Sometime after the fall of Saddam Hussein, famous Kurdish musician Mamo sets out with his ten sons to give a concert in Iraqi Kurdistan. What follows is a ramshackle road trip by school bus across a beautiful but desolate landscape. Along the way Mamo is harassed by border guards, constantly questioned, occasionally deserted by his children - and haunted by visions of his own death.
Categorising Half Moon is like trying to grasp water. Iranian director Bahman Gobadi is a master of shifting tones, and his film combines absurdist comedy, mysticism and tragedy to beguiling effect. The road followed by Mamo and his band veers wildly through landscapes political, poetic and spiritual, and you never know what lies around the next corner.

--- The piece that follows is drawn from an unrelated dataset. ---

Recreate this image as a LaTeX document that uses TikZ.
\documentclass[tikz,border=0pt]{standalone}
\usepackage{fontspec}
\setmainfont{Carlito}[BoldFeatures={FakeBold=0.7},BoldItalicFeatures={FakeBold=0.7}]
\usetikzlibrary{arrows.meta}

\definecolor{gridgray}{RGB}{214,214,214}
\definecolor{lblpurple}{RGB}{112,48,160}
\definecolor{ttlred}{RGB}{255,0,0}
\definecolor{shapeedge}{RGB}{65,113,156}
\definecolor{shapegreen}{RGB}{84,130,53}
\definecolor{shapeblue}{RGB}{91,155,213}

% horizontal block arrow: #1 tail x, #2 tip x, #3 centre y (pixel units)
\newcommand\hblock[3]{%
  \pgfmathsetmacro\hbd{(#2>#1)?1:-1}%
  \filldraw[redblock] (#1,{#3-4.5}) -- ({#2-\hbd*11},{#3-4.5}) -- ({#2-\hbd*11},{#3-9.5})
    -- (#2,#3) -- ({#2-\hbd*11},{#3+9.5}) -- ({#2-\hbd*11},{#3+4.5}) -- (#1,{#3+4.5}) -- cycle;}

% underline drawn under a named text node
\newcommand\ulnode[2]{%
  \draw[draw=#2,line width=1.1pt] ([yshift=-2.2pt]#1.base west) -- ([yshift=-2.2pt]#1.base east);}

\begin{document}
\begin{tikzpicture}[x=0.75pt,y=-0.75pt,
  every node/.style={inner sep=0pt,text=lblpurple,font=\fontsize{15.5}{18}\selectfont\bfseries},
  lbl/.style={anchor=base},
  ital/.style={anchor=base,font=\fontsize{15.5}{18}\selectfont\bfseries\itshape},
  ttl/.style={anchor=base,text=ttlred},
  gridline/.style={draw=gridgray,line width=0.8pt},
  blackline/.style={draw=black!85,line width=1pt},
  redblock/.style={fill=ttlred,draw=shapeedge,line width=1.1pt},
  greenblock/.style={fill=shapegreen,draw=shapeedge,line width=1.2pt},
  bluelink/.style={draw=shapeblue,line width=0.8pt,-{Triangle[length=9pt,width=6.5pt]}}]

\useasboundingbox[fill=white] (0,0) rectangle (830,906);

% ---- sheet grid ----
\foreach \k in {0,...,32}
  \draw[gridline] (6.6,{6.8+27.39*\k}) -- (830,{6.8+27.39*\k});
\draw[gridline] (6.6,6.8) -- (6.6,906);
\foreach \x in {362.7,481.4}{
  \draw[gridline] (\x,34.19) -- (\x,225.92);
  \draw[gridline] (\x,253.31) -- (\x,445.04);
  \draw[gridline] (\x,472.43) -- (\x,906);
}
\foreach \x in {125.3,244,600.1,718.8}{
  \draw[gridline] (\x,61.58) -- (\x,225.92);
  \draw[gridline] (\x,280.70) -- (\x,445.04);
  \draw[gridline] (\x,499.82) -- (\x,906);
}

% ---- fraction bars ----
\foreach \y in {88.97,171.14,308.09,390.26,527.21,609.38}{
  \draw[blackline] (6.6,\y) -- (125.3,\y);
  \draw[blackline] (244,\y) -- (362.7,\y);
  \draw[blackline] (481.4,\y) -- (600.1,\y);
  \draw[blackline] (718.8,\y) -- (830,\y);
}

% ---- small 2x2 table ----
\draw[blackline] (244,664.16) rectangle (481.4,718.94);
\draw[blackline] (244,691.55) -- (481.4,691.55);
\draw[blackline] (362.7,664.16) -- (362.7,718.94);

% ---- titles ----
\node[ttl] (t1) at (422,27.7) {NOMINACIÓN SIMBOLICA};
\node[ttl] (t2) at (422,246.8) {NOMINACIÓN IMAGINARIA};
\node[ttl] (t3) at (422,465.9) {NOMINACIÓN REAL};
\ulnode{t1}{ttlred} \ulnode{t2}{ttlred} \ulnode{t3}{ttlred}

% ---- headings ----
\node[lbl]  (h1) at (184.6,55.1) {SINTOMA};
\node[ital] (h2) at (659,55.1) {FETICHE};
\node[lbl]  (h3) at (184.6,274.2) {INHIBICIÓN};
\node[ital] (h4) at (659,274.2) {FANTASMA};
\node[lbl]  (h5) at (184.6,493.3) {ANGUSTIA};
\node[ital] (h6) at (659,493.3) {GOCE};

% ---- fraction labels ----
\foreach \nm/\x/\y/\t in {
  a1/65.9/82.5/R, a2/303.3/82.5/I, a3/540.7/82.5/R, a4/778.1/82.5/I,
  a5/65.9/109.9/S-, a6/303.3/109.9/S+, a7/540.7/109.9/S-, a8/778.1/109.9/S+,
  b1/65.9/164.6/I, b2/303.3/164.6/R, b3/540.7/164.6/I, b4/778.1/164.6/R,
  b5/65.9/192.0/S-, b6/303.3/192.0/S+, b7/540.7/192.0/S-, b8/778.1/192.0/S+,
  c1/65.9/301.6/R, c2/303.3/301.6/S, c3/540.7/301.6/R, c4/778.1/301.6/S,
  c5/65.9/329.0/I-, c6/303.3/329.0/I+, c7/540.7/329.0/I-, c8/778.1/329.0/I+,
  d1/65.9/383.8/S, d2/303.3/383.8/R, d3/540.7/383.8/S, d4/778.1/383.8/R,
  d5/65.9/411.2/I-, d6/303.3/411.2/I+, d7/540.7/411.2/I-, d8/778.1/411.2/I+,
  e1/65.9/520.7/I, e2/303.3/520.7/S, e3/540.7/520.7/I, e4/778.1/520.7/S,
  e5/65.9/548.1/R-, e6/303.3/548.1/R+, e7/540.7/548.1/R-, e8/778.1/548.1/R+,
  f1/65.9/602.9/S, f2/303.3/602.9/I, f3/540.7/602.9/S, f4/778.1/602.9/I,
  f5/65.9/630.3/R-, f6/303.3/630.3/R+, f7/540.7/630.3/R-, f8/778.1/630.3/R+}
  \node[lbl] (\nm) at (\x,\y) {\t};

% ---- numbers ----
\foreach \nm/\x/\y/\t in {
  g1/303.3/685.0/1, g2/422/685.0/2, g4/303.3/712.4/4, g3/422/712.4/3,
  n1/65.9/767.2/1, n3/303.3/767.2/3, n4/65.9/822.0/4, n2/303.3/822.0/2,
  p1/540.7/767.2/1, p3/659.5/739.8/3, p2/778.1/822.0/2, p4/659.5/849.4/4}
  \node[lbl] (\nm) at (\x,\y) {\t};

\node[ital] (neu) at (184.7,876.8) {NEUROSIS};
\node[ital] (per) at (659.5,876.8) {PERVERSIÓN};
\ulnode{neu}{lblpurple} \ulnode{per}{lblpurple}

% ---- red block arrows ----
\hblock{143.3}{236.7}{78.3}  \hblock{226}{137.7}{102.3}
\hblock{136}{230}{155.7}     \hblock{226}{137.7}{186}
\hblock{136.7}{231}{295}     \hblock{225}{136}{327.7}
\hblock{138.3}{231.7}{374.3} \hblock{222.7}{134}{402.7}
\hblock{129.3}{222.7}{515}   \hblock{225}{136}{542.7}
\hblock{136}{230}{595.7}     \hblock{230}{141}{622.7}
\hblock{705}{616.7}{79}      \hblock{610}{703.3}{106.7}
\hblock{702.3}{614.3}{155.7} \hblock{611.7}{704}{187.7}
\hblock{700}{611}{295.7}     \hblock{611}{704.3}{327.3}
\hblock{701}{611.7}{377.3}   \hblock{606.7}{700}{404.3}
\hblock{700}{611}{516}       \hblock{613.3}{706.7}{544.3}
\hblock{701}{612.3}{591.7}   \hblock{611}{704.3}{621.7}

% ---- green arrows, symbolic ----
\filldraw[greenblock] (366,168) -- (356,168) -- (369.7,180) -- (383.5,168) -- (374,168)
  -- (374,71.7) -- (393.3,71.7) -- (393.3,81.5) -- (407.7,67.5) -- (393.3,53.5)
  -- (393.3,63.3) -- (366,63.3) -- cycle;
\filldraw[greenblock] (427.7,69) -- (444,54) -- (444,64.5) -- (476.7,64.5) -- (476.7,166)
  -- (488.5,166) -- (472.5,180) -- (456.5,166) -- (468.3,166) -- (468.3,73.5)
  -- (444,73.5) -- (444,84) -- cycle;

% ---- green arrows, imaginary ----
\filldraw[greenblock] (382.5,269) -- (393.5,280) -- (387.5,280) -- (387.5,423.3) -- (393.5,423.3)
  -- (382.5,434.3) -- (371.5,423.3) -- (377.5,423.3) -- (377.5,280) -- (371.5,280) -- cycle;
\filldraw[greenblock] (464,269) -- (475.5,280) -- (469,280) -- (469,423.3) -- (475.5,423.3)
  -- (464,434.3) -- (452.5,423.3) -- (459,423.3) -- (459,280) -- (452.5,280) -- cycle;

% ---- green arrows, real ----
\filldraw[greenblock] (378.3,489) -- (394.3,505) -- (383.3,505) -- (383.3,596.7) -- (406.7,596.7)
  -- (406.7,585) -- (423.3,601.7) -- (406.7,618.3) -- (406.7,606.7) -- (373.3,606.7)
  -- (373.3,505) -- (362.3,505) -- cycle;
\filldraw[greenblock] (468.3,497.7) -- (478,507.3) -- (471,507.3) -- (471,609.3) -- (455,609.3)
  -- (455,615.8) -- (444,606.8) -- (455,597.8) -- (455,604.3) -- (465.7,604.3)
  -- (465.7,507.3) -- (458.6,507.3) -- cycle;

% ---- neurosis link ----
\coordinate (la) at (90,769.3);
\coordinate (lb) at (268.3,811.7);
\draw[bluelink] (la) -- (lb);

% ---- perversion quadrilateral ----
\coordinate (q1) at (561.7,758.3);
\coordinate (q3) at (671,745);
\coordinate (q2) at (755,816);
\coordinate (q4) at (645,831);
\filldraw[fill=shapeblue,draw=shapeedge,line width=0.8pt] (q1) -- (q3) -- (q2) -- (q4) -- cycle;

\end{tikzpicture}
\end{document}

At one moment they are fleeing from trigger happy American soldiers, the next they have discovered a mysterious city where exiled female singers harmonise mournfully to the mountains. At its best the film transports you to a world of austere wonders, a place that feels genuinely alien.
"SURPRISINGLY GRIPPING"
Surprisingly gripping despite its whimsical subject matter and often very funny, Half Moon is let down only by a confused final act powered by a deus ex machina figure that drops literally out of the sky - and for a spectre of redemption, she seems to know an awful lot about musical venue hire. Performances throughout are first class though, with Ismail Gaffhari's dignified Mamo a stand-out.
Half Moon (Niwemang) is out in the UK on 4th January 2008.